- Request
Skipping all pictures, set down the lines of the listing from the first through the one with "from matplotlib.ticker import".

- Provided data
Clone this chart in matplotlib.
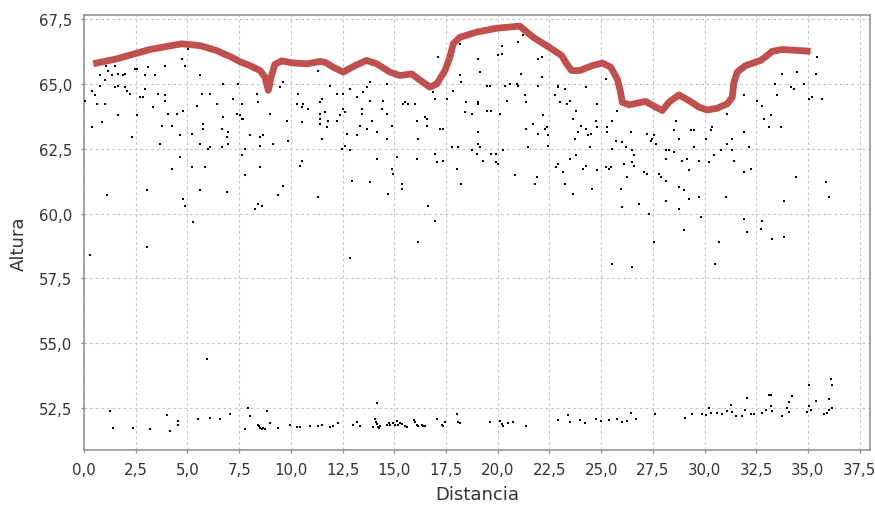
import numpy as np
import matplotlib
matplotlib.use("Agg")
import matplotlib.pyplot as plt
from matplotlib.ticker import MultipleLocator, FuncFormatter

# Puntos medidos: grupo alto (terreno) y grupo bajo (fondo)
dist_alto = [
    0.05, 0.37, 0.37, 0.53, 0.61, 0.77, 0.77, 0.85, 1.02, 1.02, 1.06, 1.10, 1.18, 1.34, 1.50, 1.50,
    1.66, 1.66, 1.66, 1.90, 1.98, 1.98, 2.06, 2.22, 2.30, 2.47, 2.55, 2.55, 2.71, 2.87, 2.95, 2.95,
    3.03, 3.03, 3.11, 3.35, 3.43, 3.59, 3.67, 3.75, 3.92, 3.92, 3.92, 4.08, 4.24, 4.24, 4.48, 4.64,
    4.64, 4.72, 4.80, 4.88, 4.88, 4.80, 5.04, 5.20, 5.20, 5.28, 5.45, 5.61, 5.61, 5.61, 5.69, 5.77,
    5.77, 5.85, 6.01, 6.09, 6.09, 6.41, 6.65, 6.65, 6.73, 6.73, 6.90, 6.90, 6.98, 6.98, 7.22, 7.38,
    7.46, 7.54, 7.62, 7.62, 7.62, 7.70, 7.78, 7.78, 8.02, 8.26, 8.34, 8.42, 8.42, 8.51, 8.51, 8.51,
    8.59, 8.67, 8.99, 9.15, 9.39, 9.47, 9.63, 9.63, 9.80, 9.88, 10.28, 10.36, 10.44, 0.30,
    10.52, 10.60, 10.52, 10.84, 10.52, 11.33, 11.33, 11.49, 11.41, 11.65, 11.41, 11.41, 11.41, 11.73,
    11.81, 11.49, 11.89, 12.21, 12.21, 12.37, 12.53, 12.53, 12.61, 12.45, 12.61, 12.70, 12.86, 12.86,
    12.94, 12.86, 13.18, 13.18, 13.34, 13.42, 13.42, 13.50, 13.66, 13.82, 13.66, 13.82, 13.82, 13.90,
    14.15, 14.15, 14.39, 14.47, 14.63, 14.63, 14.63, 14.71, 14.87, 14.87, 14.95, 15.11, 15.35, 15.35,
    15.43, 15.51, 15.68, 16.00, 16.08, 16.08, 16.16, 16.16, 16.48, 16.56, 16.56, 16.64, 16.88, 16.96,
    16.96, 16.96, 17.05, 17.13, 17.21, 17.37, 17.37, 17.53, 17.77, 17.85, 18.01, 18.09, 18.17, 18.25,
    18.25, 18.17, 18.49, 18.41, 18.74, 18.74, 18.98, 19.06, 19.06, 19.06, 19.06, 19.06, 19.14, 19.14,
    19.30, 19.46, 19.62, 19.46, 19.70, 19.70, 19.94, 19.94, 20.02, 20.02, 20.19, 20.19, 20.11, 20.27,
    20.35, 20.43, 20.59, 20.83, 20.91, 20.99, 20.99, 21.15, 21.23, 21.31, 21.39, 21.39, 21.48, 21.72,
    21.80, 21.88, 21.96, 21.96, 22.12, 22.12, 21.96, 22.20, 22.28, 22.36, 22.44, 22.44, 22.76, 22.84,
    22.92, 22.92, 22.92, 23.01, 23.17, 23.25, 23.25, 23.33, 23.49, 23.49, 23.65, 23.73, 23.65, 23.81,
    23.81, 23.89, 24.05, 24.13, 24.29, 24.29, 24.37, 24.45,
    24.25, 24.49, 24.57, 24.74, 24.82, 24.82, 24.82, 25.22, 25.22, 25.30, 25.30, 25.38, 25.46, 25.54,
    25.54, 25.70, 25.78, 25.94, 26.02, 26.02, 26.10, 26.18, 26.27, 26.43, 26.51, 26.59, 26.51, 26.59,
    26.83, 27.07, 27.23, 27.23, 27.31, 27.39, 27.47, 27.56, 27.64, 27.56, 27.80, 27.88, 28.12, 28.28,
    28.12, 28.12, 28.12, 28.52, 28.52, 28.60, 28.76, 28.76, 28.76, 28.93, 29.01, 29.01, 29.17, 29.25,
    29.25, 29.33, 29.49, 29.49, 29.73, 29.73, 29.81, 30.05, 30.21, 30.29, 30.37, 30.46, 30.70, 30.78,
    31.02, 31.10, 31.10, 31.34, 31.34, 31.42, 31.90, 31.90, 31.90, 31.90, 32.07, 32.15, 32.23, 32.55,
    32.71, 32.79, 32.79, 32.87, 33.11, 33.19, 33.27, 33.43, 33.52, 33.68, 33.76, 33.84, 33.84, 34.16,
    34.32, 34.40, 34.48, 34.80, 35.05, 35.21, 35.37, 35.45, 35.69, 35.85, 36.01,
    25.51, 26.48, 30.50, 5.93,
]
alt_alto = [
    64.35, 64.74, 63.33, 64.55, 64.23, 65.32, 64.93, 63.52, 65.13, 64.23, 65.70, 60.70, 65.51, 65.32, 65.70, 64.87,
    65.38, 64.93, 63.78, 65.32, 65.38, 64.87, 64.74, 64.61, 62.94, 65.57, 65.57, 63.78, 64.48, 64.48, 64.80, 65.32,
    60.89, 58.71, 65.64, 64.10, 65.32, 64.61, 62.68, 63.39, 65.70, 64.55, 64.35, 63.84, 63.39, 61.72, 63.84, 63.01,
    62.17, 65.96, 60.57, 65.70, 60.31, 63.97, 66.34, 61.79, 63.07, 59.67, 64.16, 65.32, 62.68, 60.89, 64.61, 63.46,
    63.26, 61.79, 62.49, 62.56, 64.61, 64.23, 63.26, 62.56, 64.99, 63.71, 62.94, 60.83, 63.13, 62.68, 64.42, 63.84,
    64.99, 63.78, 64.23, 63.65, 62.24, 63.65, 62.49, 61.47, 63.01, 60.18, 64.61, 64.29, 60.38, 62.94, 62.62, 61.79,
    60.31, 63.01, 63.84, 62.68, 60.70, 64.87, 65.06, 61.08, 63.58, 62.81, 64.23, 64.61, 61.85, 58.39,
    64.10, 64.23, 63.52, 64.03, 62.04, 65.51, 60.63, 64.42, 64.29, 63.91, 63.84, 63.65, 63.46, 63.33,
    63.58, 62.88, 64.93, 64.61, 63.58, 63.78, 64.61, 64.03, 63.91, 62.49, 62.62, 63.07, 64.80, 62.43,
    61.27, 58.28, 64.48, 63.01, 63.39, 64.03, 63.84, 64.67, 64.87, 65.06, 63.26, 64.35, 61.20, 63.58,
    63.13, 62.11, 64.03, 64.35, 64.99, 63.84, 62.88, 60.76, 63.39, 61.72, 61.53, 62.17, 61.14, 60.95,
    64.23, 64.29, 64.23, 64.23, 63.58, 62.11, 62.88, 58.90, 63.71, 63.65, 63.39, 60.31, 64.67, 64.42,
    62.30, 59.73, 61.98, 66.02, 63.26, 63.26, 62.04, 64.42, 62.56, 64.74, 61.72, 62.56, 65.32, 65.06,
    61.14, 66.54, 64.29, 63.91, 63.84, 62.43, 62.30, 65.96, 64.29, 64.23, 63.13, 62.68, 62.56, 65.45,
    62.04, 64.93, 64.93, 63.97, 63.97, 62.30, 62.30, 61.98, 61.92, 66.09, 66.47, 66.15, 63.84, 62.43,
    64.93, 64.35, 64.99, 61.47, 64.99, 66.60, 64.93, 65.38, 66.86, 64.55, 64.29, 63.26, 62.56, 63.46,
    61.14, 61.40, 63.07, 65.96, 66.02, 65.25, 64.93, 63.78, 63.26, 63.33, 63.01, 62.62, 64.55, 61.79,
    64.93, 64.87, 61.92, 64.29, 61.60, 64.80, 61.14, 64.23, 64.35, 62.11, 63.65, 62.88, 60.76, 62.24,
    63.97, 63.13, 63.39, 61.72, 64.87, 61.85, 63.01, 62.56,
    63.26, 63.07, 60.95, 63.58, 63.33, 64.23, 61.66, 65.19, 61.79, 63.33, 63.13, 61.72, 61.79, 63.58,
    62.49, 62.81, 63.97, 60.95, 62.74, 60.25, 61.92, 62.56, 61.40, 63.13, 62.43, 62.24, 61.98, 61.85,
    60.38, 61.60, 63.07, 61.53, 59.99, 62.81, 62.88, 63.01, 62.68, 58.90, 61.53, 61.40, 62.43, 62.43,
    62.11, 61.27, 60.50, 62.36, 63.20, 63.58, 62.88, 61.01, 60.18, 62.04, 60.89, 59.35, 62.11, 61.66,
    60.57, 63.20, 63.20, 62.56, 62.04, 60.63, 59.86, 62.88, 61.98, 63.20, 63.33, 62.24, 58.90, 62.43,
    60.63, 62.68, 63.84, 62.88, 62.43, 62.04, 64.55, 63.13, 61.60, 59.80, 59.29, 62.56, 61.72, 64.35,
    59.41, 64.16, 59.73, 63.65, 63.33, 63.78, 59.03, 64.99, 64.55, 63.33, 65.38, 60.50, 59.09, 64.87,
    64.80, 61.40, 65.45, 64.99, 64.42, 64.48, 65.38, 66.02, 64.42, 61.20, 60.63,
    58.06, 57.93, 58.06, 54.40,
]

dist_bajo = [
    1.26, 1.42, 2.38, 3.19, 4.00, 4.16, 4.56, 4.56, 5.53, 6.09, 6.57, 7.06, 7.78, 7.94, 8.02, 8.43,
    8.51, 8.59, 8.75, 8.83, 8.99, 9.39, 9.96, 10.32, 10.44, 10.92, 11.33, 11.49, 11.89, 12.05, 12.29,
    13.02, 13.18, 13.34, 13.98, 14.07, 14.15, 14.15, 14.23, 14.31, 14.63, 14.79, 14.95, 15.11, 15.19,
    15.35, 15.60, 16.00, 16.08, 16.32, 16.48, 17.05, 17.29, 17.45, 18.01, 18.09, 18.17, 19.62, 20.11,
    20.27, 20.51, 20.75, 21.39, 22.92, 23.41, 23.49, 23.97, 24.21, 24.74, 24.98, 25.38, 25.78, 26.02,
    26.27, 26.43, 26.67, 27.60, 29.05, 29.41, 29.89, 30.05, 30.21, 30.29, 30.62, 30.86, 31.10, 31.26,
    31.34, 31.50, 31.82, 31.98, 32.07, 32.23, 32.39, 32.79, 32.95, 33.11, 33.19, 33.19, 33.27, 33.76,
    34.00, 34.08, 34.08, 34.24, 34.97, 35.05, 35.05, 35.13, 35.37, 35.77, 35.93, 36.01, 36.01, 36.09,
    36.17, 36.17,
    8.47, 8.67, 14.11, 14.27, 14.74, 15.03, 15.30, 15.52, 15.95, 16.16, 16.40, 17.37, 20.19,
]
alt_bajo = [
    52.41, 51.75, 51.75, 51.68, 52.22, 51.62, 51.99, 51.86, 52.07, 52.13, 52.07, 52.26, 51.68, 52.52, 52.20, 51.87,
    51.75, 51.68, 51.68, 52.39, 51.94, 51.75, 51.87, 51.79, 51.77, 51.83, 51.83, 51.87, 51.77, 51.83, 51.94,
    51.87, 51.96, 51.83, 51.77, 52.07, 52.71, 51.90, 51.77, 51.83, 51.87, 51.87, 51.94, 52.00, 51.87,
    51.90, 51.77, 51.96, 51.87, 51.87, 51.83, 52.09, 51.87, 51.96, 52.28, 51.96, 51.94, 51.96, 52.00,
    51.83, 51.94, 51.96, 51.83, 52.03, 52.22, 51.96, 52.03, 51.94, 52.07, 52.00, 52.03, 52.07, 51.96,
    52.00, 52.32, 52.07, 52.28, 52.13, 52.28, 52.28, 52.22, 52.52, 52.32, 52.32, 52.26, 52.39, 52.64,
    52.35, 52.20, 52.20, 52.45, 52.90, 52.26, 52.26, 52.32, 52.45, 52.99, 52.99, 52.58, 52.39, 52.20,
    52.52, 52.73, 52.35, 52.96, 52.35, 53.41, 52.58, 52.45, 52.77, 52.28, 52.32, 52.84, 52.45, 53.63,
    53.41, 52.52,
    51.81, 51.73, 51.96, 51.73, 51.94, 51.87, 51.94, 51.83, 52.03, 51.83, 51.81, 51.83, 51.90,
]

# Trazo rojo del perfil superior
perfil_dist = [
    0.45, 1.58, 3.19, 4.72, 5.61, 6.41, 7.22, 7.54, 8.02, 8.51, 8.75, 8.91, 9.07, 9.23, 9.56, 10.12,
    10.77, 11.41, 11.65, 12.05, 12.53, 13.10, 13.66, 14.15, 14.79, 15.27, 15.84, 16.16, 16.72, 17.05,
    17.45, 17.69, 17.85, 18.17, 18.98, 19.94, 21.07, 21.23, 21.72, 22.36, 23.09, 23.33, 23.57, 23.97,
    24.57, 25.06, 25.46, 25.78, 25.94, 26.02, 26.35, 27.15, 27.64, 27.96, 28.28, 28.76, 29.25, 29.73,
    30.13, 30.62, 31.10, 31.34, 31.42, 31.58, 31.98, 32.71, 33.03, 33.27, 33.76, 34.56, 35.13,
]
perfil_alt = [
    65.77, 65.96, 66.32, 66.54, 66.47, 66.28, 65.99, 65.85, 65.70, 65.51, 65.26, 64.75, 65.32, 65.75, 65.88, 65.80,
    65.77, 65.86, 65.83, 65.64, 65.45, 65.70, 65.90, 65.77, 65.45, 65.32, 65.38, 65.19, 64.87, 64.99,
    65.51, 66.02, 66.54, 66.79, 66.99, 67.14, 67.22, 67.11, 66.79, 66.47, 66.09, 65.77, 65.51, 65.51,
    65.70, 65.80, 65.64, 65.19, 64.68, 64.29, 64.19, 64.32, 64.10, 63.97, 64.29, 64.57, 64.35, 64.10,
    63.99, 64.06, 64.23, 64.48, 65.06, 65.45, 65.70, 65.90, 66.09, 66.25, 66.32, 66.28, 66.25,
]

fig = plt.figure(figsize=(8.75, 5.06), dpi=100)
ax = fig.add_axes([0.096, 0.1087, 0.8983, 0.8597])

ax.scatter(dist_alto, alt_alto, marker='s', s=4.5, color='black', linewidths=0, zorder=3)
ax.scatter(dist_bajo, alt_bajo, marker='s', s=4.5, color='black', linewidths=0, zorder=3)
ax.plot(perfil_dist, perfil_alt, color='#c0504d', linewidth=4.9,
        solid_joinstyle='round', solid_capstyle='butt', zorder=4)

ax.set_xlim(0, 38.0)
ax.set_ylim(50.89, 67.65)
ax.xaxis.set_major_locator(MultipleLocator(2.5))
ax.yaxis.set_major_locator(MultipleLocator(2.5))
coma = FuncFormatter(lambda v, pos: f"{v:.1f}".replace('.', ','))
ax.xaxis.set_major_formatter(coma)
ax.yaxis.set_major_formatter(coma)

ax.grid(True, color='#c4c4c4', linestyle=(0, (2.5, 2.5)), linewidth=0.8)
ax.set_axisbelow(True)
for s in ax.spines.values():
    s.set_color('#8c8c8c')
    s.set_linewidth(1.1)
ax.tick_params(direction='out', length=2.5, width=0.9, color='#8c8c8c',
               labelsize=10.8, labelcolor='#333333', pad=6)

ax.set_xlabel("Distancia", fontsize=13, color='#333333', labelpad=6)
ax.set_ylabel("Altura", fontsize=13, color='#333333')
ax.yaxis.set_label_coords(-0.071, 0.477)

fig.savefig("out.png", dpi=100)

- Reply to the exercise
Clone this chart in matplotlib.
import numpy as np
import matplotlib
matplotlib.use("Agg")
import matplotlib.pyplot as plt
from matplotlib.ticker import MultipleLocator, FuncFormatter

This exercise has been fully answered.